START

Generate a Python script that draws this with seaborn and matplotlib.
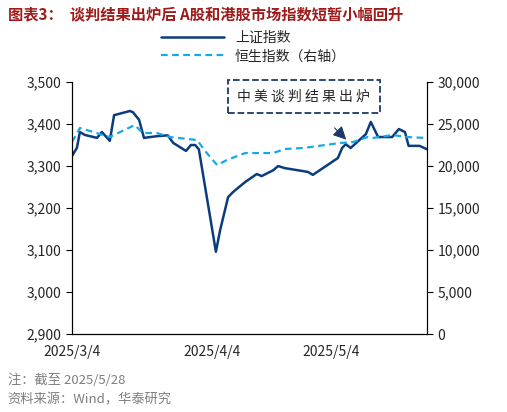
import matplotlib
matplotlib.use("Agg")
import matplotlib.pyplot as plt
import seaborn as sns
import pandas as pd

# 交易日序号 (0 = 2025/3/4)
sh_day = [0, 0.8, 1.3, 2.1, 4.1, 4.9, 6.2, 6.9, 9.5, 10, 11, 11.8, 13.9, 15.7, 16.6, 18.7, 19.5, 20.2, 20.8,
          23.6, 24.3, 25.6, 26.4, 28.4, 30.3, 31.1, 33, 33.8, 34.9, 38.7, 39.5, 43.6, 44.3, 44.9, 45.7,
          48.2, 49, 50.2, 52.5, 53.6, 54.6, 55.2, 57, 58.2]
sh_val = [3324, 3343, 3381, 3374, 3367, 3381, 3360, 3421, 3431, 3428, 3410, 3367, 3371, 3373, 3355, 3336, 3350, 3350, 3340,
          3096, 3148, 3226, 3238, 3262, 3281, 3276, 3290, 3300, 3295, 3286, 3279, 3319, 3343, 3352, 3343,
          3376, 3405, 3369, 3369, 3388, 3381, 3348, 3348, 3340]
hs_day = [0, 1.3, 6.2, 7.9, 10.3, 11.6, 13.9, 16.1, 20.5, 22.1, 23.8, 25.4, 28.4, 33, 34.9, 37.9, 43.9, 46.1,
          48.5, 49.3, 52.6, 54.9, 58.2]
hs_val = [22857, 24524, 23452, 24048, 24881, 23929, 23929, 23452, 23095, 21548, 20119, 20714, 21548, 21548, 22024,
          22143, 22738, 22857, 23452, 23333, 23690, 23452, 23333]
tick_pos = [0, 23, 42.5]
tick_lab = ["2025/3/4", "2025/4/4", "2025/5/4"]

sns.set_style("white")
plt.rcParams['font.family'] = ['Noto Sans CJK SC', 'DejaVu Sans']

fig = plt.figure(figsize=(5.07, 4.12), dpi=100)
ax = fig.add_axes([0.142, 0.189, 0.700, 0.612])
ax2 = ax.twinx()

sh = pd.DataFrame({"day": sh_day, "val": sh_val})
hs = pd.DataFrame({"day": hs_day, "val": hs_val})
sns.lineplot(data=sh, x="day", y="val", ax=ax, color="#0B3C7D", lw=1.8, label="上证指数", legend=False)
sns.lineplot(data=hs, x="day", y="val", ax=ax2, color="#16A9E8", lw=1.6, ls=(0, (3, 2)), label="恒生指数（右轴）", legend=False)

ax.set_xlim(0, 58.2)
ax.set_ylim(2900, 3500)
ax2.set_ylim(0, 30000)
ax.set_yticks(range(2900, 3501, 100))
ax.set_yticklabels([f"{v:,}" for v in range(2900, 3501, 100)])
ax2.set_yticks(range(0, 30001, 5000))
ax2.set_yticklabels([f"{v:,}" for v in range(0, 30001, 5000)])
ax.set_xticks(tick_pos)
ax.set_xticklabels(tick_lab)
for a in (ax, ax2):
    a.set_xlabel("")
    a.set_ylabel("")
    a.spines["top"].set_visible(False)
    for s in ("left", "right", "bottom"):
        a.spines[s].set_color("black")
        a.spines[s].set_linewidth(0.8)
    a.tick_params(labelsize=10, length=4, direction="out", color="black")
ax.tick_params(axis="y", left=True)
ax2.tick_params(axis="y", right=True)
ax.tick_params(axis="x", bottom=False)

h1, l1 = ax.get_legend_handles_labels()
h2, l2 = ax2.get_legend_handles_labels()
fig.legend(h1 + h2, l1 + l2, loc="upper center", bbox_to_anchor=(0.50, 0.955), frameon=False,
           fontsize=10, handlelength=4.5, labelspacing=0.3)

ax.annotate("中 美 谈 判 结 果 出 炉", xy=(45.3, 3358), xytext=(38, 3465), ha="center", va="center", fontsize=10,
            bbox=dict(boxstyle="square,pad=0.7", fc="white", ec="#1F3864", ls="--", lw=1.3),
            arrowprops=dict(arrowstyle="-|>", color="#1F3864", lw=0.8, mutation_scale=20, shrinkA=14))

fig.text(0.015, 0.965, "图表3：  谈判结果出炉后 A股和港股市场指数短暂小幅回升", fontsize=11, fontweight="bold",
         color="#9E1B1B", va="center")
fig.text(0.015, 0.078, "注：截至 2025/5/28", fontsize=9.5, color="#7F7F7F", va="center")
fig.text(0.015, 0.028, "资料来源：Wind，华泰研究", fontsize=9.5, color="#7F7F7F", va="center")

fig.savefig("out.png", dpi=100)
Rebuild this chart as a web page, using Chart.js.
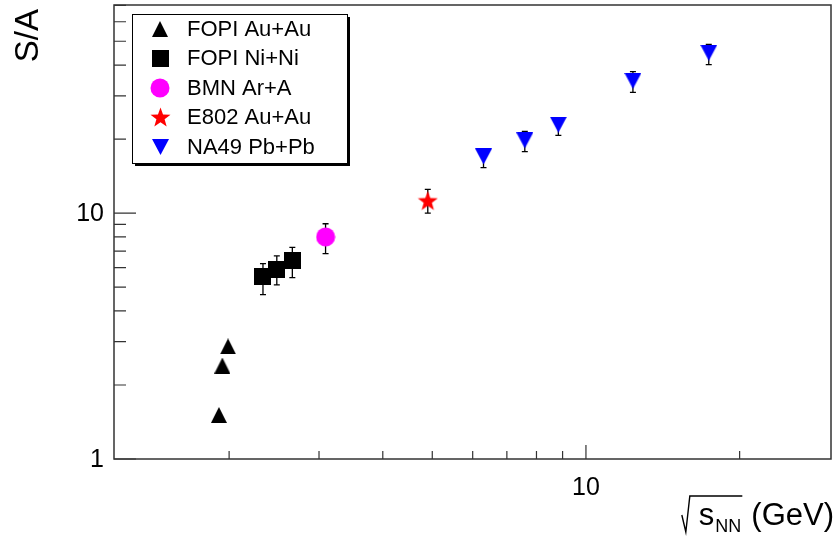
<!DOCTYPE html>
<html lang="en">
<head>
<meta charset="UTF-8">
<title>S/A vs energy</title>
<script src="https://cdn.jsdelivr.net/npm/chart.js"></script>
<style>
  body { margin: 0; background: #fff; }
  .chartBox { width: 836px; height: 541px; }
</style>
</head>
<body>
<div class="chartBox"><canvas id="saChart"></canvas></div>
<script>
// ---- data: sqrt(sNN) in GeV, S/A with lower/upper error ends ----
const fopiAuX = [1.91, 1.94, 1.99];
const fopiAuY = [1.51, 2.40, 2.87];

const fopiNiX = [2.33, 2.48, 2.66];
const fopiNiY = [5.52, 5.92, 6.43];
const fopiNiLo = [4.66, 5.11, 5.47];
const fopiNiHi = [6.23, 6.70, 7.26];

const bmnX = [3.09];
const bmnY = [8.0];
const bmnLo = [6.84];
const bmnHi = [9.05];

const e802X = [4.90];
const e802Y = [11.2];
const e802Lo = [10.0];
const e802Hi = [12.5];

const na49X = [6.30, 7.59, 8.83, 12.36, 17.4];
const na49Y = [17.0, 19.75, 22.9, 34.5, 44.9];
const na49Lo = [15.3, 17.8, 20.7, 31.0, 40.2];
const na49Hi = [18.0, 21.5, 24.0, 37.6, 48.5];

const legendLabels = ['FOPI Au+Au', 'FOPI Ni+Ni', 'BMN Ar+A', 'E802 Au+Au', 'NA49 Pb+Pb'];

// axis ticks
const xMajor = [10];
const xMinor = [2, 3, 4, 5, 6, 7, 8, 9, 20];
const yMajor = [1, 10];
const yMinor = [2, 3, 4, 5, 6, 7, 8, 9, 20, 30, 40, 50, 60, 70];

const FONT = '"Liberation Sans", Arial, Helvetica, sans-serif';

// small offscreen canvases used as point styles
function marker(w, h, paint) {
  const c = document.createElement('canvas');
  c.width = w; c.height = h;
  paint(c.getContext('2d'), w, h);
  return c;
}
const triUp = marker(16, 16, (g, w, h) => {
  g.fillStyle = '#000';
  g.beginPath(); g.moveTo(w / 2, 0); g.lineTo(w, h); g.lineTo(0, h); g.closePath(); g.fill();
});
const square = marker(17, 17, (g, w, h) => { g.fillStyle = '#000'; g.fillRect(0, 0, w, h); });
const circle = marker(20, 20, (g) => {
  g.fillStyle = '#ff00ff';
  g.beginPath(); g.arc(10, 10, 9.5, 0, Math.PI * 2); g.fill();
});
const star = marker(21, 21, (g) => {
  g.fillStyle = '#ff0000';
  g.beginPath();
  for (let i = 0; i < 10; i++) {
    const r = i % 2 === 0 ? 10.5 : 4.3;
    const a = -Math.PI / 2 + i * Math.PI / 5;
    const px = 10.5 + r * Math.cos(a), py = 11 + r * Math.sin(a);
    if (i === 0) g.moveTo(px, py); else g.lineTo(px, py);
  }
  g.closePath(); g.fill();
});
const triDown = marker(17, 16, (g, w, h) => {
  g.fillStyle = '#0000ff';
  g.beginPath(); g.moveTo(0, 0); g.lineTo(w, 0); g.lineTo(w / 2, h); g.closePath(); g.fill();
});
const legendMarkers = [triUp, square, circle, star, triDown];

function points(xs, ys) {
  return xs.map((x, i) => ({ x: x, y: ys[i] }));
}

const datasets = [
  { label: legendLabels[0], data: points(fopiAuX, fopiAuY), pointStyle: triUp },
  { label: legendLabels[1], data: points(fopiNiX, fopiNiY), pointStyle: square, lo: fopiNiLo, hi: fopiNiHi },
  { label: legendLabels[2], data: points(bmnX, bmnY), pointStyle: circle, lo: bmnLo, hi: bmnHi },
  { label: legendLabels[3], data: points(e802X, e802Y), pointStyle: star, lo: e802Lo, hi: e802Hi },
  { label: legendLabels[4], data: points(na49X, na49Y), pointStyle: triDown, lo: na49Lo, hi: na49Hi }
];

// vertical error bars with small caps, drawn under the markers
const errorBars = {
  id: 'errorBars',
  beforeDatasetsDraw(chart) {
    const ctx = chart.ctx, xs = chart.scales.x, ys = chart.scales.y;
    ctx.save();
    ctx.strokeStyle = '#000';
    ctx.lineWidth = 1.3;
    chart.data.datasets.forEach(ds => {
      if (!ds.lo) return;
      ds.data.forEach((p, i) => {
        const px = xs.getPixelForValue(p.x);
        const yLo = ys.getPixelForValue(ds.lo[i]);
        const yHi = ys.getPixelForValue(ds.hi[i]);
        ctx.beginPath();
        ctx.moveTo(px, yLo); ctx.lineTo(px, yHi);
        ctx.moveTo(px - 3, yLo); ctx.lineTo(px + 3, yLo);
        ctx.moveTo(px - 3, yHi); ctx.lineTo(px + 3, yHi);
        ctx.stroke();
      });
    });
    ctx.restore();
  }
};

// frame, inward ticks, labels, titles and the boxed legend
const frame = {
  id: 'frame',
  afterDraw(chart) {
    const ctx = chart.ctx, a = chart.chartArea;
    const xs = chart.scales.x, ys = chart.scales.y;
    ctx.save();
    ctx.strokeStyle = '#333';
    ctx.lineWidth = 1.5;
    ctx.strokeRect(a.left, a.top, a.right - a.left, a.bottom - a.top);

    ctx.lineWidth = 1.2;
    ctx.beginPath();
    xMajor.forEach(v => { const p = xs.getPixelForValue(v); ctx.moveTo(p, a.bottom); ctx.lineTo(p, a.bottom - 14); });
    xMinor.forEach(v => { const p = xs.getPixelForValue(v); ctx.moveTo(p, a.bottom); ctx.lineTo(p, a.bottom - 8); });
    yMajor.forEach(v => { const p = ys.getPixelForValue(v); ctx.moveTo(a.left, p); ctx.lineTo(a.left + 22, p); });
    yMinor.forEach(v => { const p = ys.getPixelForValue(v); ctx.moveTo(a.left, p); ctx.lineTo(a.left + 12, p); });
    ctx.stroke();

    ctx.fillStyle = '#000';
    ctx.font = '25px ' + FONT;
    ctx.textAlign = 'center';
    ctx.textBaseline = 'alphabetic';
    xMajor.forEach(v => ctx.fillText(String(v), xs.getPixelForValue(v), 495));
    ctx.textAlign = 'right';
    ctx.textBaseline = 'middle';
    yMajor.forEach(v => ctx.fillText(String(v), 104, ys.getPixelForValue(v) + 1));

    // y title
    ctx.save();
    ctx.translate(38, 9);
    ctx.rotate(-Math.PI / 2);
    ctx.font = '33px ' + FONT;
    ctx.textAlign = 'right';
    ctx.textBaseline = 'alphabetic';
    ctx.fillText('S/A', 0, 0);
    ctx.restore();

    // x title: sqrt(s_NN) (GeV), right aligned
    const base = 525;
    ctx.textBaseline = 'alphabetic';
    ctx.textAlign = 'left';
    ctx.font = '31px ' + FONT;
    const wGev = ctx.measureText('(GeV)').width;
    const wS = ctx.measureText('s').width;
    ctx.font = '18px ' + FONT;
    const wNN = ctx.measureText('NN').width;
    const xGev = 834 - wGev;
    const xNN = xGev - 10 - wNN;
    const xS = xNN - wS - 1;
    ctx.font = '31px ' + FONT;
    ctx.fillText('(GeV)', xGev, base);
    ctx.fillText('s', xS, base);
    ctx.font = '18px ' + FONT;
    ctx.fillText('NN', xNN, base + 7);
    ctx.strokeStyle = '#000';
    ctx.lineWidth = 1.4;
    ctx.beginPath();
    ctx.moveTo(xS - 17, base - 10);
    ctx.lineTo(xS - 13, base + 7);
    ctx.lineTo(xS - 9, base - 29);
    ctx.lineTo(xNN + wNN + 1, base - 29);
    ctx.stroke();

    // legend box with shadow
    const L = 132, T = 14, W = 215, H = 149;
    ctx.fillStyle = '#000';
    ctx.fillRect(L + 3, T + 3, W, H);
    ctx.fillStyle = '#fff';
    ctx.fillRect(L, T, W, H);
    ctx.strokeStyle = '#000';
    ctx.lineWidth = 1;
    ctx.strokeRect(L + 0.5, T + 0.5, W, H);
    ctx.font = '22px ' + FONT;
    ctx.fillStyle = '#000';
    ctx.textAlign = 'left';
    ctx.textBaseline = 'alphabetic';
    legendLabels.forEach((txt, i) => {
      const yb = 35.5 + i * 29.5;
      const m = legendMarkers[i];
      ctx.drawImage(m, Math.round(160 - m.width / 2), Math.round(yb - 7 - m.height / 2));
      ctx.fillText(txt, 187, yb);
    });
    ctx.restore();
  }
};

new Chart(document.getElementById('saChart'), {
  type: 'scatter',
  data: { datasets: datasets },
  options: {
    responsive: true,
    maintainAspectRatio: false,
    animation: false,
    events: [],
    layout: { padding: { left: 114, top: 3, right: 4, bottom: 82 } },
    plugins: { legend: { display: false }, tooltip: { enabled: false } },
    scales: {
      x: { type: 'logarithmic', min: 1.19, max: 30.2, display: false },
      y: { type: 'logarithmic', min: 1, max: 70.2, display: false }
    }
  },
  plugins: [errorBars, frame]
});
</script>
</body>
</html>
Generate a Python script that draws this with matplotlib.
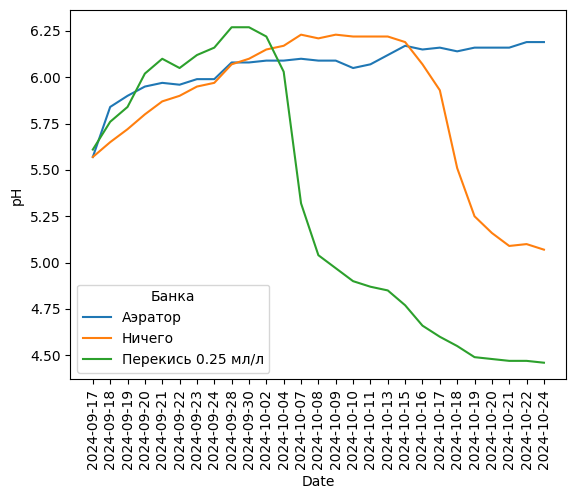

END

Which lines contain the word "that"? Return each of them.

Generate a Python script that draws this with seaborn and matplotlib.
Generate a Python script that draws this with matplotlib.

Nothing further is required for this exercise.